From the listing below, return each line that includes "matplotlib".

################

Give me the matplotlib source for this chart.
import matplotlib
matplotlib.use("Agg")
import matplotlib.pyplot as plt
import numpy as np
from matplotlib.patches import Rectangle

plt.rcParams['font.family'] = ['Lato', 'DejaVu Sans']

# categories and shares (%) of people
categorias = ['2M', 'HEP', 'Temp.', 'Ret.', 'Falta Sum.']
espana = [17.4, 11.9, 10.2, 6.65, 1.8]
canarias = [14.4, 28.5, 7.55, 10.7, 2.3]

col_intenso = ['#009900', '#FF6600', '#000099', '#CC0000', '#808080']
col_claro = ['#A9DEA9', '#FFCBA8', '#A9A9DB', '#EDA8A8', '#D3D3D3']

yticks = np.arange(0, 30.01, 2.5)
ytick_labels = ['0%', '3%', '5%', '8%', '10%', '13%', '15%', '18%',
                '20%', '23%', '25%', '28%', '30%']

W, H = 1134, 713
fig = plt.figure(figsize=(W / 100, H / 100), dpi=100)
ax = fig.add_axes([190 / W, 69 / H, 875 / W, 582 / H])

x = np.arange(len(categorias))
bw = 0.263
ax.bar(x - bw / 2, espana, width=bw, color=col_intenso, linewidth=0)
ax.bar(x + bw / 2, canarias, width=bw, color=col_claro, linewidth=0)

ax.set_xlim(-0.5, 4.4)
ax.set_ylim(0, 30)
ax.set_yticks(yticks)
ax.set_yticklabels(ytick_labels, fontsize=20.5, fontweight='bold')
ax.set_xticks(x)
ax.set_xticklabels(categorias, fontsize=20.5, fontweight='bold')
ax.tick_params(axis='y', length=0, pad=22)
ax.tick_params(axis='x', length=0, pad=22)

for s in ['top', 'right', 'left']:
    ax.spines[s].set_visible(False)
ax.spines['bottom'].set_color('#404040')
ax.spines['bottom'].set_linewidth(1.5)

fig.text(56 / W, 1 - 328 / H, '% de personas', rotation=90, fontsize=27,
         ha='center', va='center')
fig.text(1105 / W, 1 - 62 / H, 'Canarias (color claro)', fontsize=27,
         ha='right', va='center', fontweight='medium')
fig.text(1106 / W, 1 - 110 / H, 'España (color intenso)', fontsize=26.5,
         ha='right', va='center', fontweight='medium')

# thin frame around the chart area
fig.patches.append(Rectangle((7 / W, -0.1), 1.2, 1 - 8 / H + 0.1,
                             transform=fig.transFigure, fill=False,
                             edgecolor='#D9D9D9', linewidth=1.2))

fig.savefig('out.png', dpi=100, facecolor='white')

################

# The output:
Give me the matplotlib source for this chart.
import matplotlib
matplotlib.use("Agg")
import matplotlib.pyplot as plt
from matplotlib.patches import Rectangle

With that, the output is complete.